The false argument appeared in the American Mathematical Monthly in 1896 and was later retracted. It commits the fallacy of Affirming the Consequent, a mistake that I have seen many students make when first learning proof-writing. This gave a nice segue into the discussion of logic. The seminal achievement of Euclid and the Greek geometers was to take geometric thinking and recast it as a deductive science, in which the known geometric results of the time were organized to follow from a few simple assumptions. This was the birth of the axiomatic method.
I wanted to convey in some manner what an achievement this was. The directed graph below is what I made to do this. The numbers of the nodes correspond to the propositions in Book I of the Elements. Proposition 47 in Book I is the Pythagorean Theorem and is the node at the top. The only propositions in Book I which follow solely from the axioms are Prop. 1 and Prop 4. These are at the bottom. The diagram shows the intervening propositions and their network of implications (there is an arrow from i to j if prop i is used in the proof of prop j), leading from 1 and 4 to the PT at 47.

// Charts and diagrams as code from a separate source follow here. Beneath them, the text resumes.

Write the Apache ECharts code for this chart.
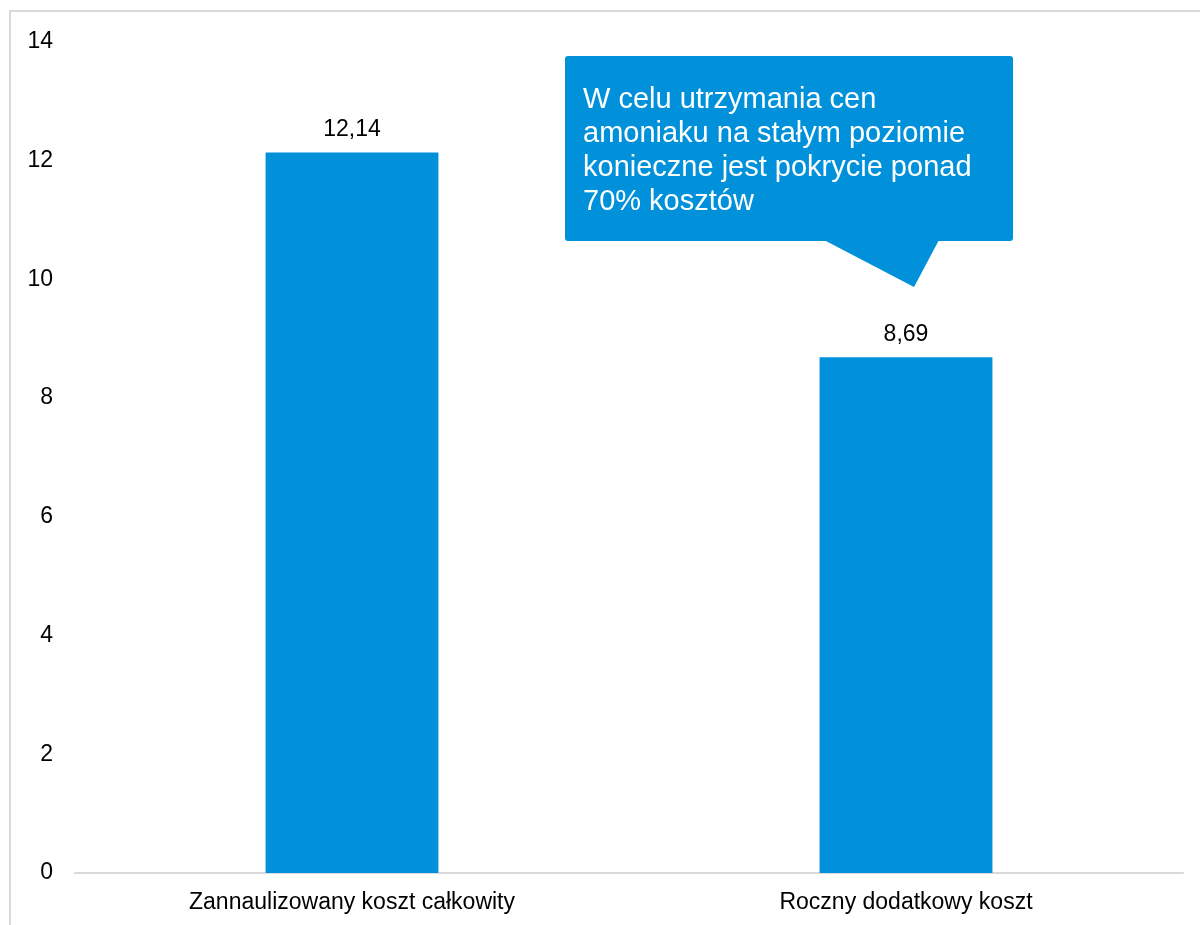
<!DOCTYPE html>
<html>
<head>
<meta charset="utf-8">
<script src="https://cdn.jsdelivr.net/npm/echarts@6/dist/echarts.min.js"></script>
<style>
  html, body { margin: 0; padding: 0; background: #fff; }
  #chart { width: 1200px; height: 925px; }
</style>
</head>
<body>
<div id="chart"></div>
<script>
// Koszty amoniaku
const categories = ['Zannaulizowany koszt całkowity', 'Roczny dodatkowy koszt'];
const values = [12.14, 8.69];
const yTicks = { min: 0, max: 14, interval: 2 };
const calloutText = 'W celu utrzymania cen\namoniaku na stałym poziomie\nkonieczne jest pokrycie ponad\n70% kosztów';

const BLUE = '#0091DA';
const FONT = '"Liberation Sans", Arial, sans-serif';

const chart = echarts.init(document.getElementById('chart'));
chart.setOption({
  animation: false,
  backgroundColor: '#fff',
  grid: { left: 75, right: 17, top: 42, bottom: 52, containLabel: false },
  xAxis: {
    type: 'category',
    data: categories,
    axisLine: { lineStyle: { color: '#d9d9d9', width: 2 } },
    axisTick: { show: false },
    axisLabel: { color: '#000', fontFamily: FONT, fontSize: 23, margin: 18 }
  },
  yAxis: {
    type: 'value',
    min: yTicks.min,
    max: yTicks.max,
    interval: yTicks.interval,
    axisLine: { show: false },
    axisTick: { show: false },
    splitLine: { show: false },
    axisLabel: { color: '#000', fontFamily: FONT, fontSize: 23, margin: 22 }
  },
  series: [{
    type: 'bar',
    data: values,
    barWidth: '31.2%',
    itemStyle: { color: BLUE },
    label: {
      show: true,
      position: 'top',
      distance: 11,
      color: '#000',
      fontFamily: FONT,
      fontSize: 23,
      formatter: p => p.value.toFixed(2).replace('.', ',')
    }
  }],
  graphic: [
    {
      type: 'rect',
      silent: true,
      shape: { x: 10, y: 11, width: 1300, height: 1100 },
      style: { fill: 'none', stroke: '#d9d9d9', lineWidth: 2 }
    },
    {
      type: 'group',
      silent: true,
      children: [
        {
          type: 'rect',
          shape: { x: 565, y: 56, width: 448, height: 185, r: 3 },
          style: { fill: BLUE }
        },
        {
          type: 'polygon',
          shape: { points: [[824, 240], [939, 240], [914, 287]] },
          style: { fill: BLUE }
        },
        {
          type: 'text',
          x: 583,
          y: 83,
          style: {
            text: calloutText,
            fill: '#fff',
            fontFamily: FONT,
            fontSize: 29,
            lineHeight: 34
          }
        }
      ]
    }
  ]
});
</script>
</body>
</html>
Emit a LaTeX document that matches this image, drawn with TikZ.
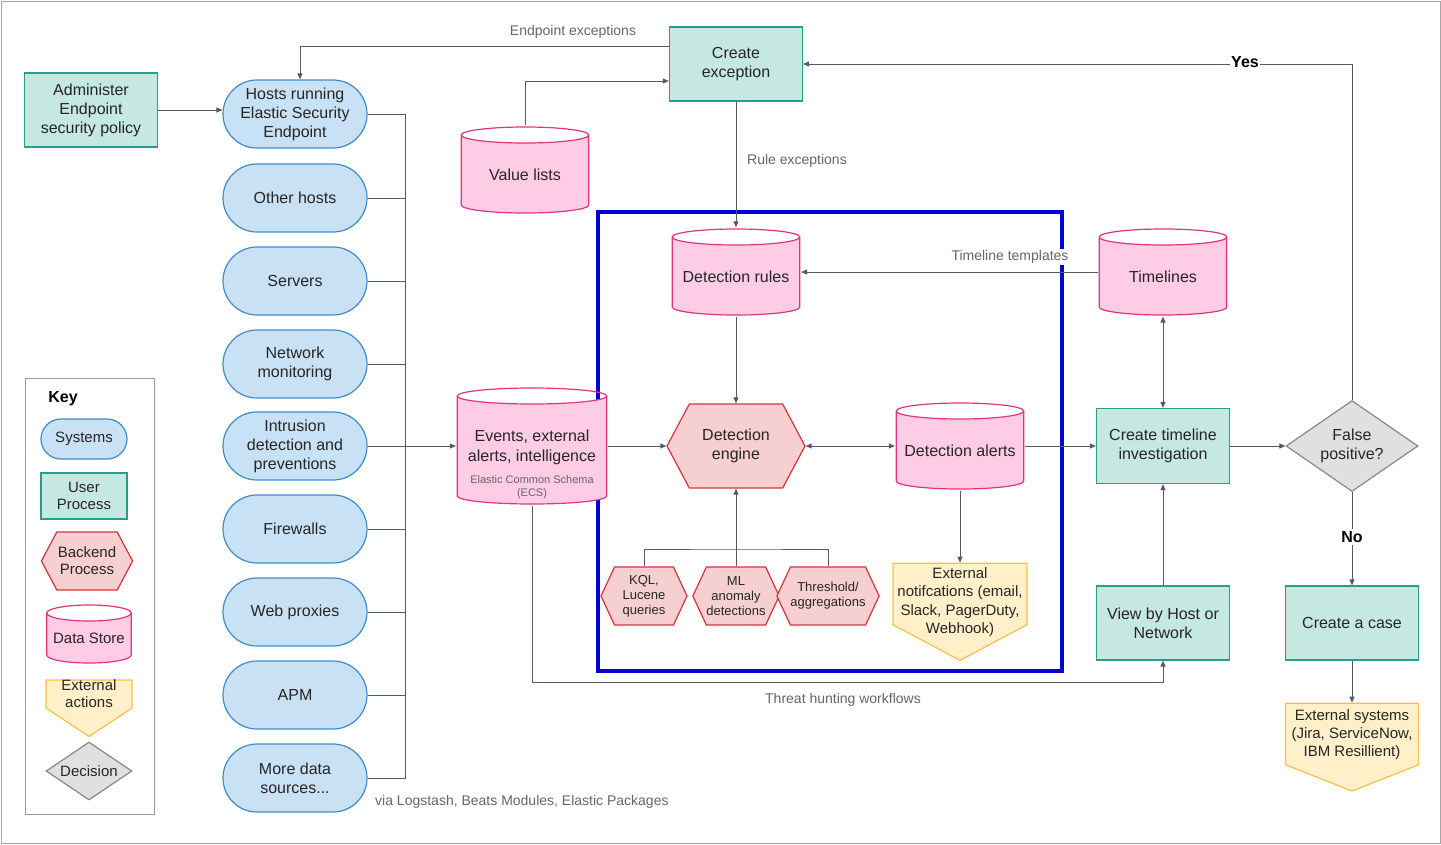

One could imagine trying to find an axiomatization of geometry by starting with something complicated like the PT, finding a proof of it using certain assumptions, then proving those using simpler ones, and so on until you reach simple candidate statements for axioms. But the fact that Euclid did so in the face of such complexity of implication (perhaps not so complex by modern standards but certainly complex for 300 BCE) is really impressive to me.